A Guide for the Perplexed by Werner Herzog: Not to be confused with either Maimonides’ work or E. F. Schumacher’s 1978 book both with the same title, Herzog’s conversations with Paul Cronin appear to display the filmmaker’s characteristic wit and wisdom. In her article on the book, Maria Popova says what we can see from the book is that “Herzog possesses that rare, paradoxical combination of absolute clarity of conviction and wholehearted willingness to inhabit his own inner contradictions, to pursue life’s open-endedness with equal parts focus of vision and nimbleness of navigation” (3).

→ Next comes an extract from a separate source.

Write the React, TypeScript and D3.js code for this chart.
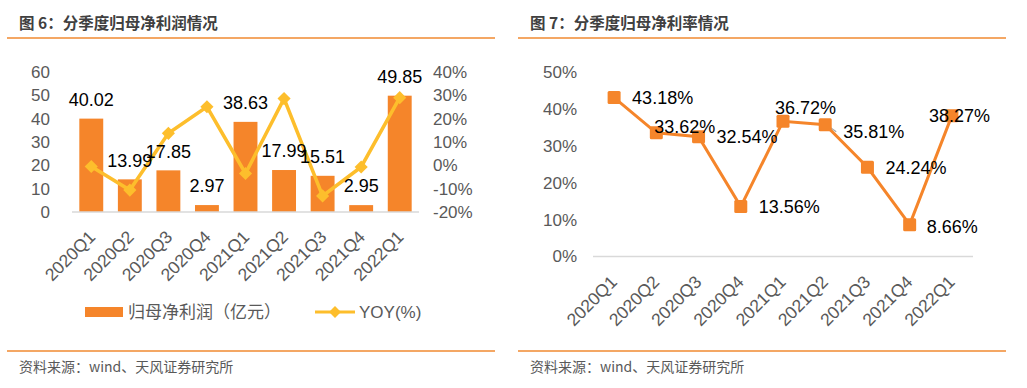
import React, { useRef, useEffect } from "react";
import * as d3 from "d3";

const quarters = ["2020Q1", "2020Q2", "2020Q3", "2020Q4", "2021Q1", "2021Q2", "2021Q3", "2021Q4", "2022Q1"];
const profit = [40.02, 13.99, 17.85, 2.97, 38.63, 17.99, 15.51, 2.95, 49.85];
const yoy = [-0.5, -10.6, 13.7, 25.1, -3.5, 28.6, -13.1, -0.7, 29.0];
const margin = [43.18, 33.62, 32.54, 13.56, 36.72, 35.81, 24.24, 8.66, 38.27];
const profitTicks = [0, 10, 20, 30, 40, 50, 60];
const yoyTicks = [-20, -10, 0, 10, 20, 30, 40];
const marginTicks = [0, 10, 20, 30, 40, 50];

// where each margin label sits relative to its marker (dx to text start, dy to text middle)
const marginLabelShift = [[18, 0], [-2, -6], [18, 0], [18, 0], [-8, -14], [18, 7], [18, 0], [17, 2], [-23, 0]];

const ORANGE = "#F5852A";
const GOLD = "#FDBE2C";
const GREY = "#595959";
const FONT = "'Liberation Sans', Arial, 'Noto Sans CJK SC', sans-serif";
const CJK = "'Noto Sans CJK SC', 'Liberation Sans', sans-serif";

function App() {
  const svgRef = useRef(null);

  useEffect(() => {
    const svg = d3.select(svgRef.current);
    svg.selectAll("*").remove();
    svg.append("rect").attr("width", 1027).attr("height", 388).attr("fill", "#fff");

    // frame pieces: title, rule lines, source
    const panels = [
      { x0: 7, x1: 495, tx: 19, title: "图 6：分季度归母净利润情况" },
      { x0: 518, x1: 1006, tx: 530, title: "图 7：分季度归母净利率情况" },
    ];
    panels.forEach((p) => {
      svg.append("text").attr("x", p.tx).attr("y", 29).text(p.title)
        .style("font-family", CJK).style("font-weight", "bold").style("font-size", "15.5px").attr("fill", "#404040");
      svg.append("line").attr("x1", p.x0).attr("x2", p.x1).attr("y1", 38).attr("y2", 38)
        .attr("stroke", "#F08A30").attr("stroke-width", 1.3);
      svg.append("line").attr("x1", p.x0).attr("x2", p.x1).attr("y1", 351).attr("y2", 351)
        .attr("stroke", "#F08A30").attr("stroke-width", 1.3);
      svg.append("text").attr("x", p.tx).attr("y", 372).text("资料来源：wind、天风证券研究所")
        .style("font-family", CJK).style("font-size", "14px").attr("fill", GREY);
    });

    // ---------- left: profit bars + yoy line ----------
    const x = d3.scaleBand().domain(quarters).range([72, 419]).paddingInner(0.38).paddingOuter(0.19);
    const yL = d3.scaleLinear().domain([0, 60]).range([212, 72]);
    const yR = d3.scaleLinear().domain([-20, 40]).range([212, 72]);
    const left = svg.append("g");

    left.selectAll(".tl").data(profitTicks).join("text")
      .attr("x", 50).attr("y", (d) => yL(d)).attr("dy", "0.35em").attr("text-anchor", "end")
      .text((d) => d).style("font-family", FONT).style("font-size", "17px").attr("fill", GREY);
    left.selectAll(".tr").data(yoyTicks).join("text")
      .attr("x", 433).attr("y", (d) => yR(d)).attr("dy", "0.35em")
      .text((d) => d + "%").style("font-family", FONT).style("font-size", "17px").attr("fill", GREY);

    left.selectAll(".bar").data(profit).join("rect")
      .attr("x", (d, i) => x(quarters[i])).attr("width", x.bandwidth())
      .attr("y", (d) => yL(d)).attr("height", (d) => yL(0) - yL(d)).attr("fill", ORANGE);

    left.append("line").attr("x1", 72).attr("x2", 419).attr("y1", 212).attr("y2", 212)
      .attr("stroke", "#D9D9D9").attr("stroke-width", 1.5);

    const cx = (i) => x(quarters[i]) + x.bandwidth() / 2;
    const yoyLine = d3.line().x((d, i) => cx(i)).y((d) => yR(d));
    left.append("path").datum(yoy).attr("d", yoyLine).attr("fill", "none")
      .attr("stroke", GOLD).attr("stroke-width", 3.5);
    left.selectAll(".dia").data(yoy).join("path")
      .attr("d", d3.symbol(d3.symbolDiamond2, 110)())
      .attr("transform", (d, i) => `translate(${cx(i)},${yR(d)})`)
      .attr("fill", GOLD);

    left.selectAll(".lab").data(profit).join("text")
      .attr("x", (d, i) => cx(i)).attr("y", (d) => yL(d) - 19).attr("dy", "0.35em")
      .attr("text-anchor", "middle").text((d) => d.toFixed(2))
      .style("font-family", FONT).style("font-size", "18px").attr("fill", "#000");

    left.selectAll(".xl").data(quarters).join("text")
      .attr("transform", (d, i) => `translate(${cx(i) + 5},${238}) rotate(-45)`)
      .attr("text-anchor", "end").text((d) => d)
      .style("font-family", FONT).style("font-size", "17.5px").attr("fill", GREY);

    // legend
    left.append("rect").attr("x", 85).attr("y", 307).attr("width", 38).attr("height", 10).attr("fill", ORANGE);
    left.append("text").attr("x", 128).attr("y", 312).attr("dy", "0.35em").text("归母净利润（亿元）")
      .style("font-family", CJK).style("font-size", "17px").attr("fill", GREY);
    left.append("line").attr("x1", 315).attr("x2", 355).attr("y1", 312).attr("y2", 312)
      .attr("stroke", GOLD).attr("stroke-width", 3);
    left.append("path").attr("d", d3.symbol(d3.symbolDiamond2, 90)())
      .attr("transform", "translate(335,312)").attr("fill", GOLD);
    left.append("text").attr("x", 359).attr("y", 312).attr("dy", "0.35em").text("YOY(%)")
      .style("font-family", FONT).style("font-size", "17px").attr("fill", GREY);

    // ---------- right: net margin line ----------
    const x2 = d3.scaleBand().domain(quarters).range([593, 973]);
    const y2 = d3.scaleLinear().domain([0, 50]).range([256.5, 72.5]);
    const right = svg.append("g");
    const px = (i) => x2(quarters[i]) + x2.bandwidth() / 2;

    right.selectAll(".t").data(marginTicks).join("text")
      .attr("x", 577).attr("y", (d) => y2(d)).attr("dy", "0.35em").attr("text-anchor", "end")
      .text((d) => d + "%").style("font-family", FONT).style("font-size", "17px").attr("fill", GREY);
    right.append("line").attr("x1", 593).attr("x2", 973).attr("y1", y2(0)).attr("y2", y2(0))
      .attr("stroke", "#D9D9D9").attr("stroke-width", 1.5);

    const mLine = d3.line().x((d, i) => px(i)).y((d) => y2(d));
    right.append("path").datum(margin).attr("d", mLine).attr("fill", "none")
      .attr("stroke", ORANGE).attr("stroke-width", 3);

    // small leader line on 35.81%
    right.append("line").attr("x1", px(5) + 4).attr("y1", y2(margin[5]) + 2)
      .attr("x2", px(5) + 11).attr("y2", y2(margin[5]) + 7)
      .attr("stroke", "#A6A6A6").attr("stroke-width", 1.2);

    right.selectAll(".m").data(margin).join("rect")
      .attr("x", (d, i) => px(i) - 6.5).attr("y", (d) => y2(d) - 6.5)
      .attr("width", 13).attr("height", 13).attr("rx", 1.5).attr("fill", ORANGE);

    right.selectAll(".lab").data(margin).join("text")
      .attr("x", (d, i) => px(i) + marginLabelShift[i][0])
      .attr("y", (d, i) => y2(d) + marginLabelShift[i][1]).attr("dy", "0.35em")
      .text((d) => d.toFixed(2) + "%")
      .style("font-family", FONT).style("font-size", "18px").attr("fill", "#000");

    right.selectAll(".xl").data(quarters).join("text")
      .attr("transform", (d, i) => `translate(${px(i) + 4},${283}) rotate(-45)`)
      .attr("text-anchor", "end").text((d) => d)
      .style("font-family", FONT).style("font-size", "17.5px").attr("fill", GREY);
  }, []);

  return (
    <svg ref={svgRef} width={1027} height={388}
      style={{ position: "absolute", left: 0, top: 0, display: "block" }}></svg>
  );
}

export default App;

Can’t We Talk About Something More Pleasant? by Roz Chast: Ever since I saw reports of its release, this book has frightened me. How could anyone tell a story about death in the family in cartoon form, in illustration? It seems more paradoxical that I think I may be able to handle. But I know that her cartoons and illustrations are brilliant and insightful so I think I need to face whatever trepidation I have and read this book. I’m betting the payoff will be worth it.

Waking Up by Sam Harris: Another book that fascinates yet terrifies me. As a theistic existentialist and having studied many different eastern and western religious practices, I really want to understand his arguments for “spirituality without religion.” Because religion has historically been so central to the meaning systems for so many, understanding how this is shifting is of the utmost importance to all existential practitioners.

And last (for now), but certainly not least…

Stay Awhile: Poetic Narratives About Multiculturalism and Diversity edited by Louis Hoffman and Nathaniel Granger Jr.: While this contribution from two members of the New Existentialists should go without saying, I’m saying it. Buy it and read it.